:: Aim of the task ::
From the listing that follows, output everything exactly except the pictures.
***
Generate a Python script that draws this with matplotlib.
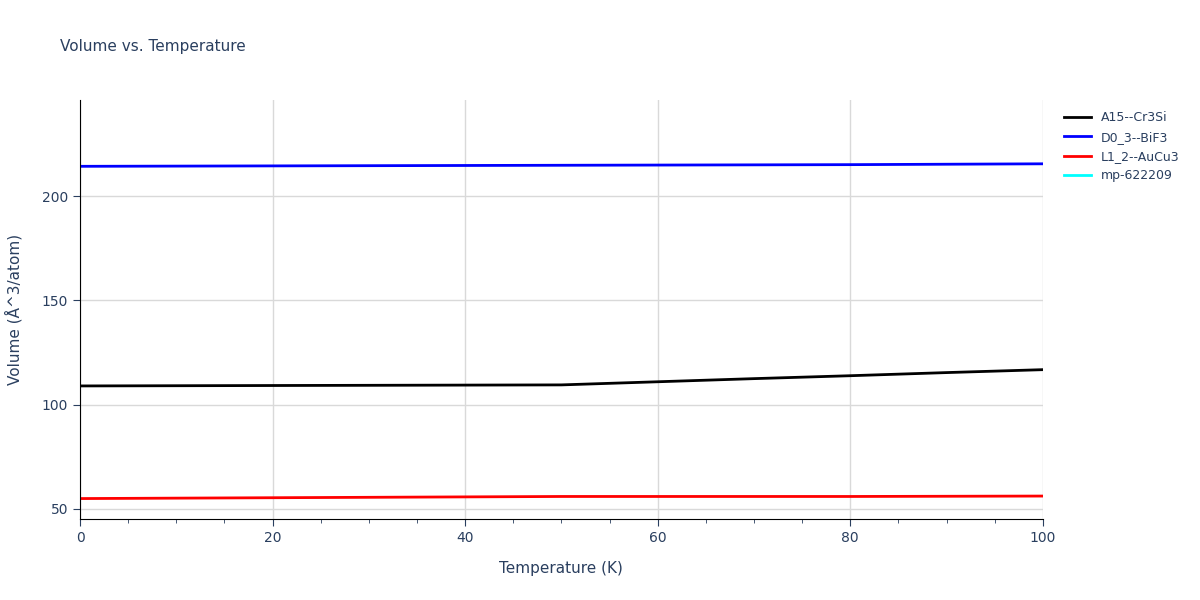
import matplotlib
matplotlib.use("Agg")
import matplotlib.pyplot as plt
from matplotlib.ticker import MultipleLocator

temps = [0, 10, 20, 30, 40, 50, 60, 70, 80, 90, 100]
a15 = [109.0, 109.1, 109.2, 109.3, 109.4, 109.5, 111.0, 112.5, 113.9, 115.4, 116.8]
d03 = [214.3, 214.4, 214.5, 214.6, 214.7, 214.8, 214.9, 215.0, 215.1, 215.3, 215.5]
l12 = [55.0, 55.2, 55.4, 55.6, 55.8, 56.0, 56.0, 56.0, 56.0, 56.1, 56.2]
mp_t = []
mp_v = []

fig = plt.figure(figsize=(12, 6), dpi=100)
ax = fig.add_axes([0.0667, 0.135, 0.8023, 0.698])
ax.plot(temps, a15, color="black", lw=2, label="A15--Cr3Si")
ax.plot(temps, d03, color="blue", lw=2, label="D0_3--BiF3")
ax.plot(temps, l12, color="red", lw=2, label="L1_2--AuCu3")
ax.plot(mp_t, mp_v, color="cyan", lw=2, label="mp-622209")

ax.set_xlim(0, 100)
ax.set_ylim(45.2, 246)
ax.set_xticks([0, 20, 40, 60, 80, 100])
ax.set_yticks([50, 100, 150, 200])
ax.xaxis.set_minor_locator(MultipleLocator(5))
ax.grid(True, color="#d9d9d9", lw=1)
ax.set_axisbelow(True)
for s in ["top", "right"]:
    ax.spines[s].set_visible(False)
ax.tick_params(axis="both", which="both", direction="out", colors="#2a3f5f", labelsize=10)
ax.tick_params(which="major", length=5)
ax.tick_params(which="minor", length=3)
ax.set_xlabel("Temperature (K)", color="#2a3f5f", fontsize=11, labelpad=12)
ax.set_ylabel("Volume (Å^3/atom)", color="#2a3f5f", fontsize=11, labelpad=14)
fig.text(0.05, 0.915, "Volume vs. Temperature", color="#2a3f5f", fontsize=11)
ax.legend(loc="upper left", bbox_to_anchor=(1.01, 1.0), frameon=False, fontsize=9,
          labelcolor="#2a3f5f", handlelength=2.2)
fig.savefig("out.png")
***
:: Exercise result ::
Generate a Python script that draws this with matplotlib.
import matplotlib
matplotlib.use("Agg")
import matplotlib.pyplot as plt
from matplotlib.ticker import MultipleLocator

temps = [0, 10, 20, 30, 40, 50, 60, 70, 80, 90, 100]
a15 = [109.0, 109.1, 109.2, 109.3, 109.4, 109.5, 111.0, 112.5, 113.9, 115.4, 116.8]
d03 = [214.3, 214.4, 214.5, 214.6, 214.7, 214.8, 214.9, 215.0, 215.1, 215.3, 215.5]
l12 = [55.0, 55.2, 55.4, 55.6, 55.8, 56.0, 56.0, 56.0, 56.0, 56.1, 56.2]
mp_t = []
mp_v = []

fig = plt.figure(figsize=(12, 6), dpi=100)
ax = fig.add_axes([0.0667, 0.135, 0.8023, 0.698])
ax.plot(temps, a15, color="black", lw=2, label="A15--Cr3Si")
ax.plot(temps, d03, color="blue", lw=2, label="D0_3--BiF3")
ax.plot(temps, l12, color="red", lw=2, label="L1_2--AuCu3")
ax.plot(mp_t, mp_v, color="cyan", lw=2, label="mp-622209")

ax.set_xlim(0, 100)
ax.set_ylim(45.2, 246)
ax.set_xticks([0, 20, 40, 60, 80, 100])
ax.set_yticks([50, 100, 150, 200])
ax.xaxis.set_minor_locator(MultipleLocator(5))
ax.grid(True, color="#d9d9d9", lw=1)
ax.set_axisbelow(True)
for s in ["top", "right"]:
    ax.spines[s].set_visible(False)
ax.tick_params(axis="both", which="both", direction="out", colors="#2a3f5f", labelsize=10)
ax.tick_params(which="major", length=5)
ax.tick_params(which="minor", length=3)
ax.set_xlabel("Temperature (K)", color="#2a3f5f", fontsize=11, labelpad=12)
ax.set_ylabel("Volume (Å^3/atom)", color="#2a3f5f", fontsize=11, labelpad=14)
fig.text(0.05, 0.915, "Volume vs. Temperature", color="#2a3f5f", fontsize=11)
ax.legend(loc="upper left", bbox_to_anchor=(1.01, 1.0), frameon=False, fontsize=9,
          labelcolor="#2a3f5f", handlelength=2.2)
fig.savefig("out.png")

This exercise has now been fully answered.